On the supply side, Europe would need a 40 percent increase in total clean power generation to replace Russian gas imports. This would take nine years at 2021 rates of investment, so those rates must accelerate severalfold. Wind and solar power, as the fastest energy sources to deploy, will play a key role. Another priority is biogas, natural gas produced from waste, which can replace fossil gas directly.
Besides scaling up clean energy, Europe needs to adjust its policies to prioritize cutting gas use, instead of the conventional formula of first getting rid of the most carbon-intensive fossil fuel—coal—followed by oil and then gas.

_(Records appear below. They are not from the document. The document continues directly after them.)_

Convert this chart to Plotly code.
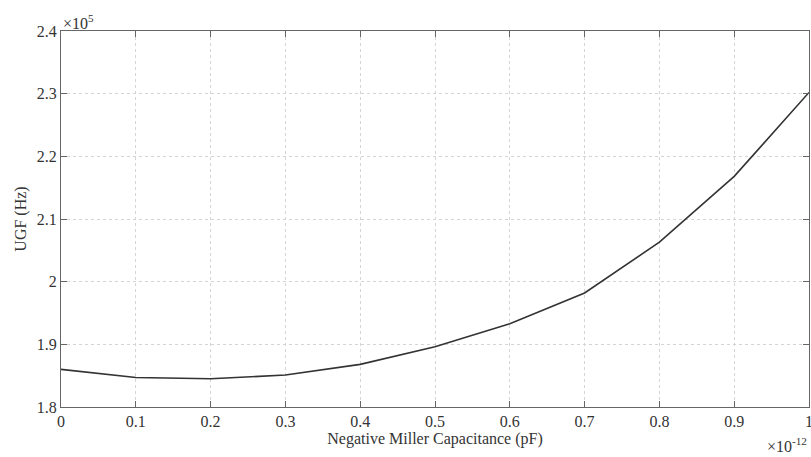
import plotly.graph_objects as go

cap_pf = [0.0, 0.1, 0.2, 0.3, 0.4, 0.5, 0.6, 0.7, 0.8, 0.9, 1.0]
ugf_hz = [1.860e5, 1.847e5, 1.845e5, 1.851e5, 1.868e5, 1.896e5, 1.933e5, 1.982e5, 2.063e5, 2.168e5, 2.302e5]

x_ticks = [0, 0.1, 0.2, 0.3, 0.4, 0.5, 0.6, 0.7, 0.8, 0.9, 1.0]
x_tick_text = ["0", "0.1", "0.2", "0.3", "0.4", "0.5", "0.6", "0.7", "0.8", "0.9", "1"]
y_ticks = [1.8e5, 1.9e5, 2.0e5, 2.1e5, 2.2e5, 2.3e5, 2.4e5]
y_tick_text = ["1.8", "1.9", "2", "2.1", "2.2", "2.3", "2.4"]

font = dict(family="Liberation Serif, Times New Roman, serif", size=16, color="#333333")

fig = go.Figure()
fig.add_trace(go.Scatter(
    x=[c * 1e-12 for c in cap_pf], y=ugf_hz, mode="lines",
    line=dict(color="#333333", width=1.6), showlegend=False))

axis_common = dict(
    showline=True, linecolor="#666666", linewidth=1, mirror="ticks",
    ticks="inside", ticklen=6, tickcolor="#666666",
    showgrid=True, gridcolor="#d4d4d4", griddash="dot", gridwidth=1,
    zeroline=False, tickfont=font, ticklabeloverflow="allow", automargin=False,
)

fig.update_xaxes(
    range=[0, 1e-12], tickvals=[v * 1e-12 for v in x_ticks], ticktext=x_tick_text,
    title=dict(text="Negative Miller Capacitance (pF)", font=font, standoff=2),
    **axis_common)
fig.update_yaxes(
    range=[1.8e5, 2.4e5], tickvals=y_ticks, ticktext=y_tick_text,
    title=dict(text="UGF (Hz)", font=font, standoff=6),
    **axis_common)

fig.add_annotation(text="×10<sup>5</sup>", xref="paper", yref="paper", x=0, y=1,
                   xanchor="left", yanchor="bottom", showarrow=False, font=font, yshift=-3)
fig.add_annotation(text="×10<sup>-12</sup>", xref="paper", yref="paper", x=1, y=0,
                   xanchor="right", yanchor="top", showarrow=False, font=font, yshift=-26)

fig.update_layout(
    width=811, height=457, margin=dict(l=61, r=2, t=31, b=50),
    paper_bgcolor="white", plot_bgcolor="white", font=font,
)

fig.write_html("out.html")
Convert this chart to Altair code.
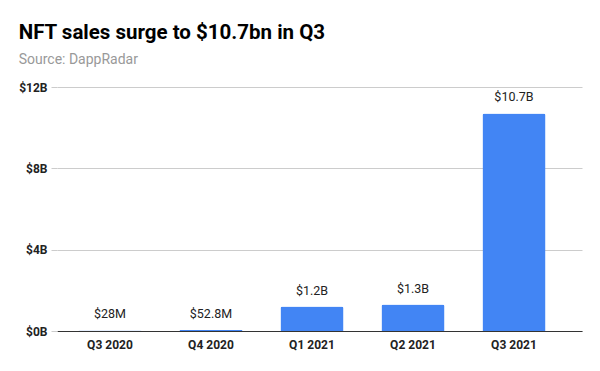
import altair as alt
import pandas as pd

quarters = ["Q3 2020", "Q4 2020", "Q1 2021", "Q2 2021", "Q3 2021"]
sales_bn = [0.028, 0.0528, 1.2, 1.3, 10.7]
labels = ["$28M", "$52.8M", "$1.2B", "$1.3B", "$10.7B"]

df = pd.DataFrame({"quarter": quarters, "sales": sales_bn, "label": labels})

base = alt.Chart(df).encode(
    x=alt.X("quarter:N", sort=quarters, title=None,
            scale=alt.Scale(paddingInner=0.376, paddingOuter=0.287, align=0.37),
            axis=alt.Axis(labelAngle=0, labelFont="Roboto", labelFontWeight="bold",
                          labelFontSize=12, labelColor="#222", ticks=False,
                          domainColor="#333", domainWidth=1, labelPadding=8)),
    y=alt.Y("sales:Q", title=None,
            scale=alt.Scale(domain=[0, 12]),
            axis=alt.Axis(values=[0, 4, 8, 12], labelExpr="'$' + datum.value + 'B'",
                          labelFont="Roboto", labelFontWeight="bold", labelFontSize=12,
                          labelColor="#222", domain=False, gridColor="#cccccc",
                          tickColor="#cccccc", tickSize=6, labelPadding=4)),
)

bars = base.mark_bar(color="#4285F4", cornerRadiusTopLeft=2, cornerRadiusTopRight=2)
text = base.mark_text(dy=-16, font="Roboto", fontSize=12.5, color="#222").encode(text="label:N")

chart = (bars + text).properties(
    width=525, height=244,
    autosize=alt.AutoSizeParams(type="none"),
    padding={"left": 49, "top": 79, "right": 10, "bottom": 30},
    title=alt.Title("NFT sales surge to $10.7bn in Q3", subtitle="Source: DappRadar",
                    anchor="start", font="Roboto", fontSize=20.5, fontWeight="bold",
                    color="#000", subtitleFont="Roboto", subtitleFontSize=14,
                    subtitleColor="#999", subtitlePadding=10, offset=14),
).configure_view(stroke=None)

chart.save("out.html", embed_options={"renderer": "svg", "actions": False})
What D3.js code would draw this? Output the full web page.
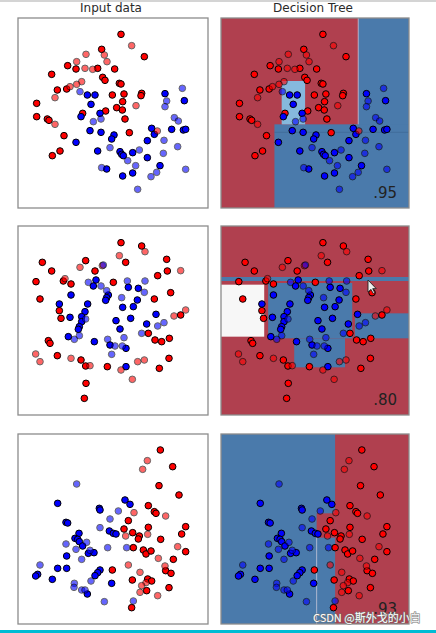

Gas demand is highly seasonal. This winter’s peak demand period has already passed, but gas storage is at record low levels. Therefore, Europe will need to cut back on gas consumption immediately while importing as much as possible from sources other than Russia to fill up reserves to weather the next winter.
Despite the accelerated rollout of clean energy, stopgap measures will be needed, especially for the next two winters. Among these stopgap measures, Europe must import all the gas it can from other sources. However, there’s limited capacity to import LNG, as it requires specialized terminals for transportation, and supply is limited. (Replacing imports from Russia would swallow up 40 percent of current global LNG trade.) Most of this trade happens under long-term contracts, and at the current gas prices, every country with LNG export capacity is already shipping as much as it can. To maximize imports, Europe would likely need to negotiate with friendly importer countries, such as Japan and South Korea, as well as exporters, such as the United States, Australia and Qatar, to reroute cargoes under long-term contracts.
Europe should also keep its nuclear plants open. Germany recently closed down four nuclear reactors and is scheduled to close three more, while the French nuclear operator EDF cut its 2022 output forecast due to outages. Although this is a controversial option, it is essential to maximize the supply of electricity that doesn’t depend on fossil fuels.
Existing coal and fuel oil plants need to be prepared to run more—but not on fuel imported from Russia. This requires identifying alternate sources of coal for numerous power plants designed to burn specific Russian coal varieties. Power plants that were scheduled to retire will likely need to be kept on, at least as reserve.
If Putin does decide to cut supply, conserving and rationing energy will also be needed. In demonstrations against Russia’s initial assault, many carried signs saying they’d rather freeze than finance Putin’s war. Even lowering indoor temperatures by a couple of degrees would go a long way. But voluntary measures by the public may not be enough by themselves; governments will need to regulate for a tough year, including rewarding consumers for using less. Ensuring supply requires European coordination on gas imports, consumption, and reserves. The countries with the most capacity will have to import more than they use and supply the gas to other countries. They will need to keep supplying gas to each other even if storage runs low.
In this scenario, the measures to get through next winter would be costly and require public support for the most affected—as well as some tolerance for inconvenience. Amid all this, Europe will need to front-load and scale up green investments under the European Green Deal and in national programs. Russia’s brutal assault has shone a spotlight on the link between fossil fuels and conflict, and it may finally galvanize the European public and decision-makers to break out of this dependence.
Correction, March 11, 2022: This article has been updated to correctly indicate who described renewable energy as “freedom energy”; it was German Finance Minister Christian Lindner.
Lauri Myllyvirta is the lead analyst at the Centre for Research on Energy and Clean Air.